Lichtenstadter, whose research focused on Middle Eastern and Asian societies, received Ph.D.'s from the University of Frankfurt am Main in 1931 and from Oxford University in 1937. She moved to the United States in 1938, taking a post as Cataloguer of Judaica in the library of the Jewish Theological Seminary in New York.

In the 1940s and 1950s, Lichtenstadter taught Arabic and Islamic culture at several institutions, including the Asia Institute, New York University and Rutgers University.
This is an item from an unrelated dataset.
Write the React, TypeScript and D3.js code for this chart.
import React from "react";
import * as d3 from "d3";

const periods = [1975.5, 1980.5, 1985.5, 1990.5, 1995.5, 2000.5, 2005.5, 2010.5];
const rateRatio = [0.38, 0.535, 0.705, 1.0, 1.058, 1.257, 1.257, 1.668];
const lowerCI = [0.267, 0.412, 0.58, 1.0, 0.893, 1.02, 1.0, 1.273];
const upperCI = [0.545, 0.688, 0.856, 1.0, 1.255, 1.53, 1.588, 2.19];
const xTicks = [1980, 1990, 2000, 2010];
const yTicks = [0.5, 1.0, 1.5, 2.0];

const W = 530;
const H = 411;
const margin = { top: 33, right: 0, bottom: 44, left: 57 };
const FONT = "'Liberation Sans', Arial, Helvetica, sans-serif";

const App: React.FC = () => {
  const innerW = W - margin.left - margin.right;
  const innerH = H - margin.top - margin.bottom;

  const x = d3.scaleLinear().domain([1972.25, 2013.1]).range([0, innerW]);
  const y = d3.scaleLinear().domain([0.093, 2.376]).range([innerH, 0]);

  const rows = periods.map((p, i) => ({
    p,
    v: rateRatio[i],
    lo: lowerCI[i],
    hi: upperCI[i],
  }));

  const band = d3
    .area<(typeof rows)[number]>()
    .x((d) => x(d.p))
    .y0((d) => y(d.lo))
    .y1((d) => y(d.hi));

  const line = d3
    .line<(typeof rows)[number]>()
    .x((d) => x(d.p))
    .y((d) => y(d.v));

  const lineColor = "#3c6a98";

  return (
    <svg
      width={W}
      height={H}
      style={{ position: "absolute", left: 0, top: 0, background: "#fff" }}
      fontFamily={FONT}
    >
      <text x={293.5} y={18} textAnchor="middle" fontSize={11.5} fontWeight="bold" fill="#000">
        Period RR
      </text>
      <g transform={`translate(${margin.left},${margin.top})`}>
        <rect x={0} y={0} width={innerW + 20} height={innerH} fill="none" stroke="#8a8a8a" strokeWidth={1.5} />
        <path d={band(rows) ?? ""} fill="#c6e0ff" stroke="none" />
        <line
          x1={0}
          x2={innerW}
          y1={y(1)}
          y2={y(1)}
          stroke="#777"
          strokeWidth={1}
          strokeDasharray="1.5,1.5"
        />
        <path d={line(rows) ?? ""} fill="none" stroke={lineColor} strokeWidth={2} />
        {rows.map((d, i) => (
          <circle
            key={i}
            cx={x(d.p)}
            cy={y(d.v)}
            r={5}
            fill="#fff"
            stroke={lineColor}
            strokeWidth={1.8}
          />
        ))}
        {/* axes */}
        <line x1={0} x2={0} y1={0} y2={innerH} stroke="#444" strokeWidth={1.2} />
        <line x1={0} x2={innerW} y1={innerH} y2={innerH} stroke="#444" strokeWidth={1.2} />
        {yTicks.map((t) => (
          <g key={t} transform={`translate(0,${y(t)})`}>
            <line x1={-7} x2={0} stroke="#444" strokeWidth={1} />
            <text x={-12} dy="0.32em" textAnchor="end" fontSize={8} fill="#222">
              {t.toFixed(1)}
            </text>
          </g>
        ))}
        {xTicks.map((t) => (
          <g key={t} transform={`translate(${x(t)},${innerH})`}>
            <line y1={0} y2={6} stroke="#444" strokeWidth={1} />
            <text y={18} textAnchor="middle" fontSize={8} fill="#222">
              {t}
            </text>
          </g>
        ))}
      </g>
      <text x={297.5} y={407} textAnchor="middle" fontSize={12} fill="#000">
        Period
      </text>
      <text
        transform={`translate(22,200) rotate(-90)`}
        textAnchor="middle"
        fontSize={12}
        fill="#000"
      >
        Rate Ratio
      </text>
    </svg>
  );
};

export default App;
In 1960 she came to Harvard, where she remained until her retirement in 1974. Lichtenstadter lectured in Arabic first in the Near Eastern Languages and Civilizations Department, and later in the Center for Middle Eastern Studies.

Much of Lichtenstadter's work focused on Oriental literature from 200 to 1600 A.D. But the lecturer called her sociological study of modern Islamic society in a 1951 Egyptian village "one of my happiest times anywhere," according to Professor of Arabic Wolfhart P. Heinrichs, who recently edited a literary volume to which Lichtenstadter contributed.

Lichtenstadter traveled widely in the Near and Middle East and, in addition to her stay in Egypt, spent considerable time in Pakistan.

NELC Department Administrator Carol Cross remembered Lichtenstadter as a "very warm, fine woman who was always generous with her time, even after she retired."

Lichtenstadter had remained very active after her retirement, and conducted research until shortly before her death, Cross said. "She was looking forward to celebrating her 90th birthday in September."